Posted by: Shelley | August 31, 2010 at 12:07 PM
I don't dimiss it as irrlevant, I regard it as inevitable and therefore of not much interest unless you are interesed primarily in the "the times" themselves. (Although I recognize some people might be interested in "the times" in addition to the text. I'm not one of them, but there's nothing wrong with having a cultural or historical interest that you satisfy through literature. The danger is that putting too much emphasis on "historical conditions" too often leads to a dismissal of the aesthetic interest of literature as "irrelevant." I think this has happened now in academic criticism.)
Partly I have in mind as audience people like yourself who disagree with me and want to debate the point. Partly I'm just expressing my opinion.
The question of where Shakespeare's form comes from is an interesting one, and to a large extent it comes from the theatrical form he inherited and that was being used in his time. What he did with that form is of more interest to me, however.
Posted by: Dan Green | August 31, 2010 at 08:57 AM
It seems to me, Dan, that in your reaction to the "too much" that "many people" make of the fact that writers are "products of their times", you invariably, in your actual arguments, dismiss the idea out of hand as frankly irrelevant. Yes, you always say "how could they not be", as if the obviousness of the fact makes the details not worth attending to. But I doubt you think Steve falls into the category of "many people" making too much of it. So what about what he says, or other readers who are sympathetic to his points? Who are you arguing with? Who is your audience for such remarks? Just about anyone likely to read your blog regularly is on board with the idea that "many people" read too much biography into writers' works. If we treat Shakespeare's plays as only disembodied aesthetic artifacts, we miss a lot. As Steve suggests, one question is the question of form and its context. Where does a writer's form come from? What makes it available or justifiable?
Posted by: Richard | August 31, 2010 at 08:25 AM
Howard Schumann as usual is being quietly inflammatory. To qualify his statemnet, there is little or no evidence that he accepts. The panic he imagines Shakespeareans to be in, illusory. His candidate has extant handwritten letters, purportedly Shakespeare's! Now why is no-one except Oxfordians trumpeting that to the world?

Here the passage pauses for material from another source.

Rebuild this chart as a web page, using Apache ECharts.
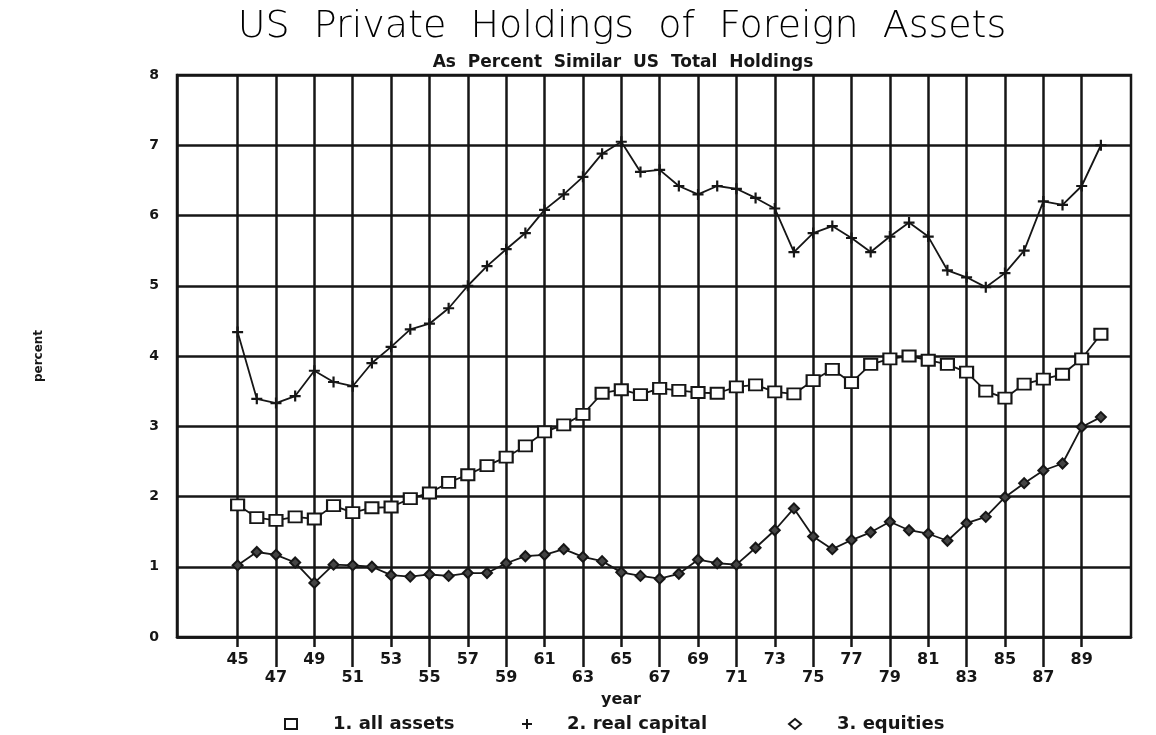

Great article which I linked on my facebook group page.
Thanks,
William S.
Posted by: william sutton | August 31, 2010 at 05:03 AM
Steve:
I can't deny that "unique historical conditions" partly account for Shakespeare's work. But this is a version of the argument that a writer is a "product of his times." I can't deny that, either, but it seems to me too many people make too much of the idea. Of course a writer, including Shakespeare, is a product of his times. How could he not be? He lived then, rather than then, there, rather than there. Shakespeare may have had "extraordinary good fortune" in living in interesting times, interesting both historically and in the development of theater. That Shakespeare was able to take advantage of the opportunity through the exercise of imagination--which I locate in the plays themselves rather than in Shakespeare's head--also seems extraordinary, however.